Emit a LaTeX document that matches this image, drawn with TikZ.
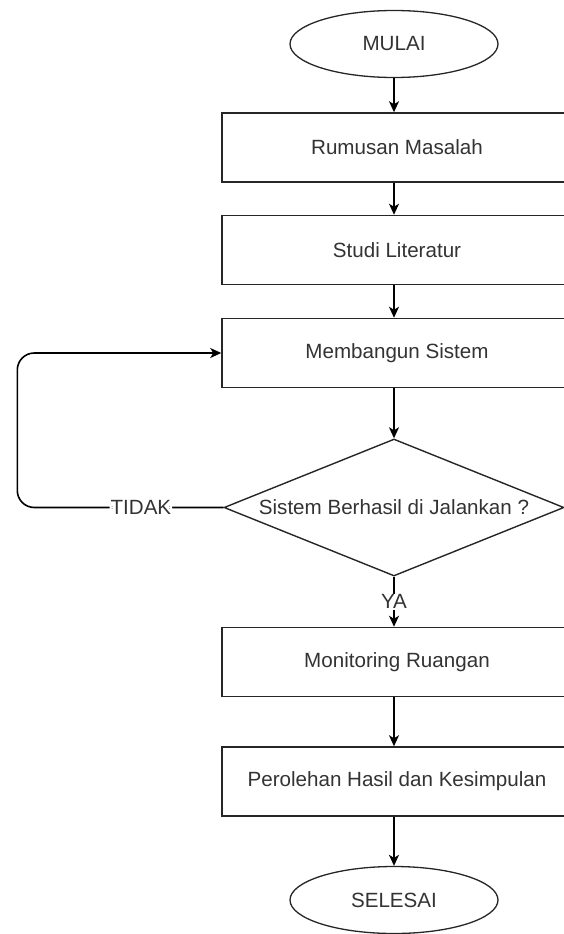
\documentclass[tikz,border=0pt]{standalone}
\usepackage{fontspec}
\setmainfont{Liberation Sans}
\usetikzlibrary{shapes.geometric,arrows.meta}
\begin{document}
\begin{tikzpicture}[x=1pt,y=-1pt,
  every node/.style={font=\fontsize{20.6}{24}\selectfont, text=black!80},
  process/.style={draw=black!85, line width=1.5pt, rectangle, minimum width=350pt, minimum height=69pt, inner sep=0pt},
  terminal/.style={draw=black!85, line width=1.3pt, ellipse, minimum width=208pt, minimum height=67pt, inner sep=0pt},
  decision/.style={draw=black!85, line width=1.4pt, diamond, minimum width=340pt, minimum height=137pt, inner sep=0pt},
  flow/.style={draw=black, line width=1.6pt, -{Stealth[length=11pt,width=10pt,inset=3pt]}},
  tag/.style={fill=white, inner sep=1pt}
]
\useasboundingbox (0,0) rectangle (564,934);
\clip (0,0) rectangle (564,934);

\node[terminal] (start) at (394,44) {MULAI};
\node[process] (b1) at (397,147.5) {Rumusan Masalah};
\node[process] (b2) at (397,250) {Studi Literatur};
\node[process] (b3) at (397,353) {Membangun Sistem};
\node[decision, label={center:Sistem Berhasil di Jalankan ?}] (dec) at (394,507.5) {};
\node[process] (b4) at (397,662) {Monitoring Ruangan};
\node[process] (b5) at (397,781.5) {Perolehan Hasil dan Kesimpulan};
\node[terminal] (stop) at (394,900) {SELESAI};

\draw[flow] (start.south) -- (start.south |- b1.north);
\draw[flow] (b1.south -| start.south) -- (start.south |- b2.north);
\draw[flow] (b2.south -| start.south) -- (start.south |- b3.north);
\draw[flow] (b3.south -| start.south) -- (dec.north);
\draw[flow] (dec.south) -- node[tag]{YA} (dec.south |- b4.north);
\draw[flow] (b4.south -| start.south) -- (start.south |- b5.north);
\draw[flow] (b5.south -| start.south) -- (stop.north);
\draw[flow, rounded corners=17pt] (dec.west) -- node[tag, pos=0.4]{TIDAK} ++(-206,0) |- (b3.west);
\end{tikzpicture}
\end{document}
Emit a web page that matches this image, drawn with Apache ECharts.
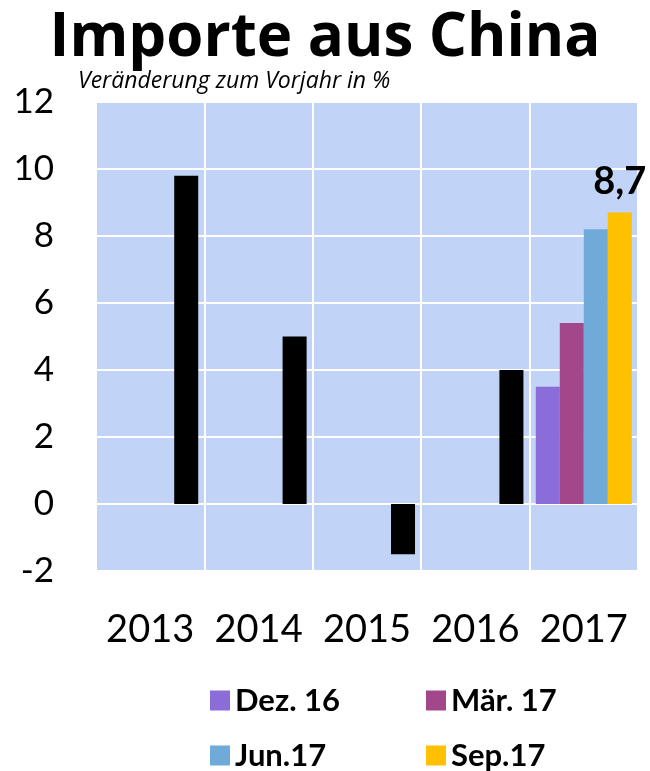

══════════

▶ What to work on
Transcribe all the data word for word; the images stay out.

▶ Reply to the task
Emit a LaTeX document that matches this image, drawn with TikZ.
\documentclass[tikz,border=0pt]{standalone}
\usepackage{fontspec}
\setmainfont{Liberation Sans}
\usetikzlibrary{shapes.geometric,arrows.meta}
\begin{document}
\begin{tikzpicture}[x=1pt,y=-1pt,
  every node/.style={font=\fontsize{20.6}{24}\selectfont, text=black!80},
  process/.style={draw=black!85, line width=1.5pt, rectangle, minimum width=350pt, minimum height=69pt, inner sep=0pt},
  terminal/.style={draw=black!85, line width=1.3pt, ellipse, minimum width=208pt, minimum height=67pt, inner sep=0pt},
  decision/.style={draw=black!85, line width=1.4pt, diamond, minimum width=340pt, minimum height=137pt, inner sep=0pt},
  flow/.style={draw=black, line width=1.6pt, -{Stealth[length=11pt,width=10pt,inset=3pt]}},
  tag/.style={fill=white, inner sep=1pt}
]
\useasboundingbox (0,0) rectangle (564,934);
\clip (0,0) rectangle (564,934);

\node[terminal] (start) at (394,44) {MULAI};
\node[process] (b1) at (397,147.5) {Rumusan Masalah};
\node[process] (b2) at (397,250) {Studi Literatur};
\node[process] (b3) at (397,353) {Membangun Sistem};
\node[decision, label={center:Sistem Berhasil di Jalankan ?}] (dec) at (394,507.5) {};
\node[process] (b4) at (397,662) {Monitoring Ruangan};
\node[process] (b5) at (397,781.5) {Perolehan Hasil dan Kesimpulan};
\node[terminal] (stop) at (394,900) {SELESAI};

\draw[flow] (start.south) -- (start.south |- b1.north);
\draw[flow] (b1.south -| start.south) -- (start.south |- b2.north);
\draw[flow] (b2.south -| start.south) -- (start.south |- b3.north);
\draw[flow] (b3.south -| start.south) -- (dec.north);
\draw[flow] (dec.south) -- node[tag]{YA} (dec.south |- b4.north);
\draw[flow] (b4.south -| start.south) -- (start.south |- b5.north);
\draw[flow] (b5.south -| start.south) -- (stop.north);
\draw[flow, rounded corners=17pt] (dec.west) -- node[tag, pos=0.4]{TIDAK} ++(-206,0) |- (b3.west);
\end{tikzpicture}
\end{document}
Emit a web page that matches this image, drawn with Apache ECharts.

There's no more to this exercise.